Dataset extract:
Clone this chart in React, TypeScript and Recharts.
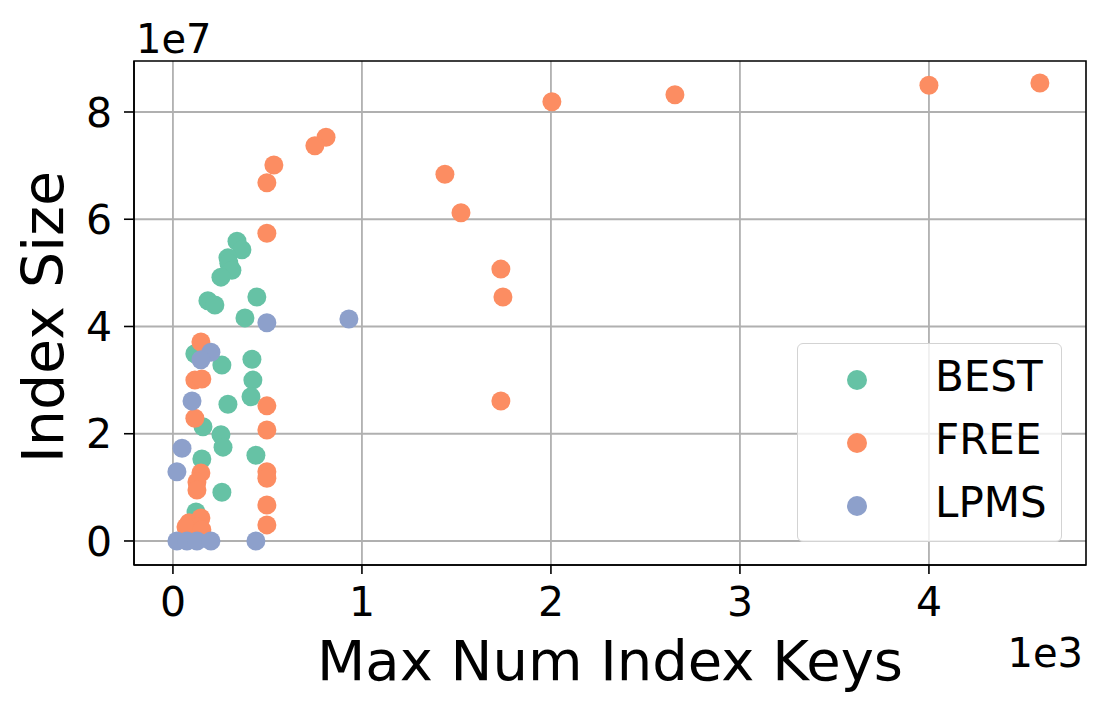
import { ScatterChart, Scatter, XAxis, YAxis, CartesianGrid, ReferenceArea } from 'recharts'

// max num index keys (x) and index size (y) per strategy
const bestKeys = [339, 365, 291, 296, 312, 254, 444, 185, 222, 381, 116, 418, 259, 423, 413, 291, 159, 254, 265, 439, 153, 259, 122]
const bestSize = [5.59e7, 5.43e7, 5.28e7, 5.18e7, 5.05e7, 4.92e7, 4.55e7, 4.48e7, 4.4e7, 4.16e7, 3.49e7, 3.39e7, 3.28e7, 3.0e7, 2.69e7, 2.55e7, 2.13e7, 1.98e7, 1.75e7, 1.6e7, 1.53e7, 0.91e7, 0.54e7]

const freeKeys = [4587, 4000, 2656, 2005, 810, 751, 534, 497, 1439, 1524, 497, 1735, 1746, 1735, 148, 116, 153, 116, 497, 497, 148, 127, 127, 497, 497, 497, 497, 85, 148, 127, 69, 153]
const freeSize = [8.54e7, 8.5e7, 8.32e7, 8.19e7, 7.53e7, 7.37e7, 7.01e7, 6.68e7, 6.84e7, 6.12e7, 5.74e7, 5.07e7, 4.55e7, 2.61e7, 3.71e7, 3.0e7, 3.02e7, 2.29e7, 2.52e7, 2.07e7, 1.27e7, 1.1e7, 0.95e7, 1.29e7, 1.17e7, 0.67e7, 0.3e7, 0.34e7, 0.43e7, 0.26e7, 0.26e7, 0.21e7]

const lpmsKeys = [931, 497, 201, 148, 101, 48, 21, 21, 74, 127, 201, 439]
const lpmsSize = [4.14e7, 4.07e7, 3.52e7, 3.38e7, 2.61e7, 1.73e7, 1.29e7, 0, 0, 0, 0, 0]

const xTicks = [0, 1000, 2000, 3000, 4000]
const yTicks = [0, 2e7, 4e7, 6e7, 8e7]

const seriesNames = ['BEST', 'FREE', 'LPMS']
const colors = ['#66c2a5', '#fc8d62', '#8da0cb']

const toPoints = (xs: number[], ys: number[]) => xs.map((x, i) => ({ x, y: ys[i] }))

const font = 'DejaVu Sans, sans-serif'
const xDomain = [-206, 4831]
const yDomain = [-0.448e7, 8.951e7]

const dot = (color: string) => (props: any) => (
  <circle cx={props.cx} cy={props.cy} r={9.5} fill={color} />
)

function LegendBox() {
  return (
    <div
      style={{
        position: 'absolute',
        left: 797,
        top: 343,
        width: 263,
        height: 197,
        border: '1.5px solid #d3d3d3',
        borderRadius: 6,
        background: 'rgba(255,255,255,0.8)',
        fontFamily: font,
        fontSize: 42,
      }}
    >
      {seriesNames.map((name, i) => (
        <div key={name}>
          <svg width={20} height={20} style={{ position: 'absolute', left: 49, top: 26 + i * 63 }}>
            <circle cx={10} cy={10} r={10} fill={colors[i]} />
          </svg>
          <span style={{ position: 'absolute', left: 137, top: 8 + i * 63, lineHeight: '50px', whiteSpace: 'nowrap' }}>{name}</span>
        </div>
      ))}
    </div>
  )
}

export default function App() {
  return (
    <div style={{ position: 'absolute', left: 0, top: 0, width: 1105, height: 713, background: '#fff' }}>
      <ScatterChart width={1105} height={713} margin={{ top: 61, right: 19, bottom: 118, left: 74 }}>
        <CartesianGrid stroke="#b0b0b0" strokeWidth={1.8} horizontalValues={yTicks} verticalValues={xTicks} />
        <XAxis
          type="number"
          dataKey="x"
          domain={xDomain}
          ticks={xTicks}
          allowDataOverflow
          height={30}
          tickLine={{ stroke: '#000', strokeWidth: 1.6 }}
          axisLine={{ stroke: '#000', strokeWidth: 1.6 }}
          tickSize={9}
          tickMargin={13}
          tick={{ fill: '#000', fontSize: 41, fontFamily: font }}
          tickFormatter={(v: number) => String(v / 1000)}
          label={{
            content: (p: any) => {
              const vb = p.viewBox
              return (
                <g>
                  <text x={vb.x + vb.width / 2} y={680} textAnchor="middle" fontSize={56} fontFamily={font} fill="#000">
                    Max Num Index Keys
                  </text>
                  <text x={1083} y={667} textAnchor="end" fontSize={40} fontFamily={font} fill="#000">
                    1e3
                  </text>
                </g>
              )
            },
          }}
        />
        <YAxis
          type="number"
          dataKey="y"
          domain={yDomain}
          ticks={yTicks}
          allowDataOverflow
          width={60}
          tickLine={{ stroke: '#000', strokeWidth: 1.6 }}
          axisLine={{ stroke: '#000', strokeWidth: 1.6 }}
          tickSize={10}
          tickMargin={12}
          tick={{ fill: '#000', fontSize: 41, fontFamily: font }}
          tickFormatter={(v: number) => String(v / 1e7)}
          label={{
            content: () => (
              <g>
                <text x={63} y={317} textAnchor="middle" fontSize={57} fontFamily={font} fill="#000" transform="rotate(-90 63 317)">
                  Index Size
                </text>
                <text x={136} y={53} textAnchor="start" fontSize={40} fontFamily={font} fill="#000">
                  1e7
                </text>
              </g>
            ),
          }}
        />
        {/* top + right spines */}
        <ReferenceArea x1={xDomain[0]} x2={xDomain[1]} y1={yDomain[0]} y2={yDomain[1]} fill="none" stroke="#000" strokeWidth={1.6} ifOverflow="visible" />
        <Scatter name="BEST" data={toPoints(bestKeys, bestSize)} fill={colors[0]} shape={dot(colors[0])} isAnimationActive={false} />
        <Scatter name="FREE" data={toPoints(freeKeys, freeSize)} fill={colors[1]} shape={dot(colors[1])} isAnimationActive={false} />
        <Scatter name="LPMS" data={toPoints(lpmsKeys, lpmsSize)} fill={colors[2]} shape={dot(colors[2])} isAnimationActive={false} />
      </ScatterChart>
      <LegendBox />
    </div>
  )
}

Task objective: Set down again, exactly, the lines of the material above from its first line to the one with "YAxis, CartesianGrid, ReferenceArea", inclusive. Leave the pictures out.

Completed task:
Clone this chart in React, TypeScript and Recharts.
import { ScatterChart, Scatter, XAxis, YAxis, CartesianGrid, ReferenceArea } from 'recharts'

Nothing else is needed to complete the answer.